In her 2006 book A Very British Family: The Trevelyans and Their World, Laura Trevelyan describes Charles as “dashing, handsome, wealthy, sporty, and idealogically left-wing.”
Educated at Harrow and Trinity College at Cambridge University, he entered politics as a Liberal MP in 1892.
He became friends with Beatrice and Sidney Webb, founders of the Fabian Society, and travelled to the United States with them.
Later he wrote about the influences of his American trip: “Before the first war I lived chiefly with my own class. The only time I had ever felt I was in the society I wanted was when I was in the United States, where at last I plunged into an egalitarian world where everybody talked to everybody and not up or down to them.
“It was only when I joined the Labour Party that I found I could get the same atmosphere in England.”
He married Molly Bell, the grand daughter of the millionaire County Durham ironmaster Sir Isaac Lowthian Bell, and half sister of “Queen of the Desert” Getrude Bell.
They had seven children, and Molly played her part in delivering speeches during her husband’s campaigns.
Charles became Labour MP for Newcastle Central in 1922 and was president of the Board of Education in the Cabinet, pushing for the expansion of secondary education and the raising of the school leaving age.
In 1929 he and Molly invited the tenants at Wallington to celebrate their silver wedding anniversary, and he told them:
“You are all aware that I am no friend of the system which by pure chance makes me rich and a thousand others poor for life.
“I want you to know that I regard myself not as the owner of Wallington and the people of Wallington, but as a trustee of property which under wiser and more humane laws could belong to the community.”
He went on: “We have often expressed the opinion in public that it would be a fine thing if the nation were to give family allowances where there are children and that would be one of the best methods towards a wider and juster distribution of wealth.

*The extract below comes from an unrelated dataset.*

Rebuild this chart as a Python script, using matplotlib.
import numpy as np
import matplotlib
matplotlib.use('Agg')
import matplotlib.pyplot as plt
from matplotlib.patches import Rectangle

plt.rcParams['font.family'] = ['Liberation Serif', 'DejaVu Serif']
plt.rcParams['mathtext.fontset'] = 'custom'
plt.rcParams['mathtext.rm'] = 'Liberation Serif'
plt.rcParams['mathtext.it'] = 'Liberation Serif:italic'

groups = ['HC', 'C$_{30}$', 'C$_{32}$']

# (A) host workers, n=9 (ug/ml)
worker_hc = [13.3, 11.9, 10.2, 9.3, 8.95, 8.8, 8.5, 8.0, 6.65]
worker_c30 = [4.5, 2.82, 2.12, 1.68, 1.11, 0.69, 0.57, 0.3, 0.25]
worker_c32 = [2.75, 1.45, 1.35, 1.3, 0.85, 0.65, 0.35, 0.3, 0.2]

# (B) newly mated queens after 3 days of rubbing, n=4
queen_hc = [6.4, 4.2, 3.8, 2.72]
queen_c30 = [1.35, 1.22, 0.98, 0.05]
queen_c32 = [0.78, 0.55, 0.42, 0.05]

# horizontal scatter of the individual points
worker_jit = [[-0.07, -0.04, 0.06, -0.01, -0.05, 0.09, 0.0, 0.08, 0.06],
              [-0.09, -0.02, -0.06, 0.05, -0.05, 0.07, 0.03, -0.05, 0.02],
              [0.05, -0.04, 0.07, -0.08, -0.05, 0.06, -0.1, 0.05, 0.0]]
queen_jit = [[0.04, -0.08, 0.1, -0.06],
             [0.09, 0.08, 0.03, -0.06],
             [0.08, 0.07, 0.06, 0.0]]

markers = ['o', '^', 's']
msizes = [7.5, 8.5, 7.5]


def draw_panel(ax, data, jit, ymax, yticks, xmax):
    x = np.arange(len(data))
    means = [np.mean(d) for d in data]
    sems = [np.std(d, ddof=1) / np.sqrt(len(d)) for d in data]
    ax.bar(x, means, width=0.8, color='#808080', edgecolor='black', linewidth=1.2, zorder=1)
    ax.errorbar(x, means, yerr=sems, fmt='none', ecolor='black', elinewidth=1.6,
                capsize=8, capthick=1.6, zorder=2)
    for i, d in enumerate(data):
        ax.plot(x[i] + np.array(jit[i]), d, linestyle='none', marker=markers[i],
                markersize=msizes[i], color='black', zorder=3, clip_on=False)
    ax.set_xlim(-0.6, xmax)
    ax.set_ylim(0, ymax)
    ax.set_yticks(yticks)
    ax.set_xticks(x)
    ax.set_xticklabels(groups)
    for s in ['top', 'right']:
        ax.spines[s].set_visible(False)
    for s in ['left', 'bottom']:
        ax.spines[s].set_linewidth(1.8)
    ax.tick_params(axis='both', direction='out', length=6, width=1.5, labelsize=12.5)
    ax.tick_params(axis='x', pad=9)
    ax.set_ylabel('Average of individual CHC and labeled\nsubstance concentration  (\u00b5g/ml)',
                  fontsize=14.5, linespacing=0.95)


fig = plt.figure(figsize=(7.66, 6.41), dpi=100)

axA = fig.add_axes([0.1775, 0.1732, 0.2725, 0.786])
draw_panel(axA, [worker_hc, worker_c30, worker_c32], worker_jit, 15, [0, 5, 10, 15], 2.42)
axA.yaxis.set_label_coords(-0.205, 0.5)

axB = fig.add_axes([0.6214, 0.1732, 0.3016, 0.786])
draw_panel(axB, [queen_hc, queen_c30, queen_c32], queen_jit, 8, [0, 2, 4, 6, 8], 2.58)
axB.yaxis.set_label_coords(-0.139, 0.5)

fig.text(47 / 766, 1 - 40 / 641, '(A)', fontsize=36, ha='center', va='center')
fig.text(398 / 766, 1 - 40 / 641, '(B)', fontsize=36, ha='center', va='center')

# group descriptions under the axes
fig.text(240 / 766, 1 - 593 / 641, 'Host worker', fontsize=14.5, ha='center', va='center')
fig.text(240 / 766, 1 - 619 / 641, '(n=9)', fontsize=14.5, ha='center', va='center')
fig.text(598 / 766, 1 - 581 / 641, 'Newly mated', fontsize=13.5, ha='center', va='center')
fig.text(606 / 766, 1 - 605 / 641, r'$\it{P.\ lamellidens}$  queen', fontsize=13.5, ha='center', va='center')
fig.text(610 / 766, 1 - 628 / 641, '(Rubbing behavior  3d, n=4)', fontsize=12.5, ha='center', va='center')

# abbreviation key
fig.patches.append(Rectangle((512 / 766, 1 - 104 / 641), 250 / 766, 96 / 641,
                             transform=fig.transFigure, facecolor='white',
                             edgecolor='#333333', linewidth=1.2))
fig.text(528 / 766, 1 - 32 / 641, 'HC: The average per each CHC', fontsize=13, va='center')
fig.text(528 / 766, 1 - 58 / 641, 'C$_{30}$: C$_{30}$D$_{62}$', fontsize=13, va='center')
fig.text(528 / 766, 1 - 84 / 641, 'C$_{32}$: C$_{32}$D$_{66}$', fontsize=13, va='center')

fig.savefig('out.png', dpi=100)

“We intend to give an allowance to every family on the estate for every child from birth till such time as it leaves school or college. The allowance will be paid every month by Lady Trevelyan to the mother of the family.”
Explaining his decision to give Wallington to the National Trust, Charles said: “I do not believe in private ownership of land.

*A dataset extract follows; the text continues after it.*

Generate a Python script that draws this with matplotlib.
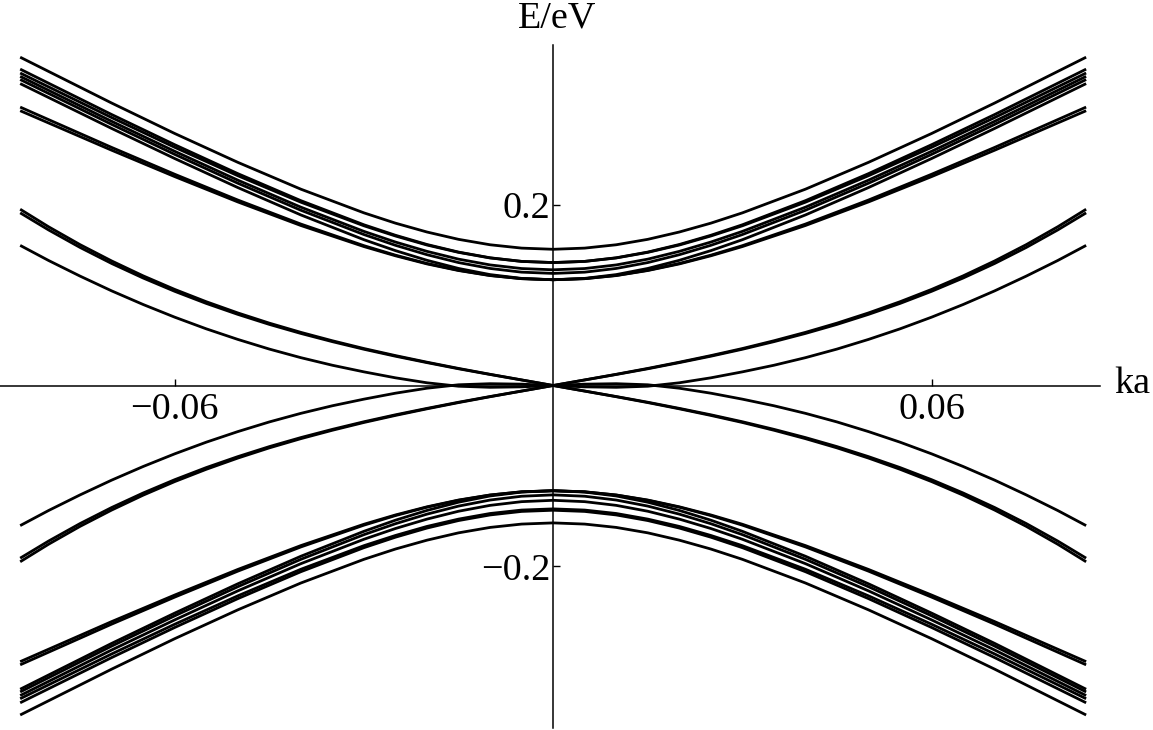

“By pure chance I own Wallington. I have been putting back into the estate all, and more than all, I have ever drawn from it in rents.
“But I can have no guarantee that in the future there might not some owners of Wallington who might want to make money out of the land again – who might no longer want to keep Wallington House and grounds open to the wider public who now so much and so increasingly enjoy it.
“I want you to feel that to come and see Wallington is on your part not an intrusion but a right.”
The voting theme will be continued at Wallington with visitors being asked to contribute their views on how to use a suite of rooms in the west wing of the house.
The rooms were the former quarters of the late Patricia Jennings, Charles’s youngest daughter, and have now come to the National Trust.
Visitors will also be able to vote on future developments of a winter trail at Wallington, where as a first step 100,000 snowdrops have been planted.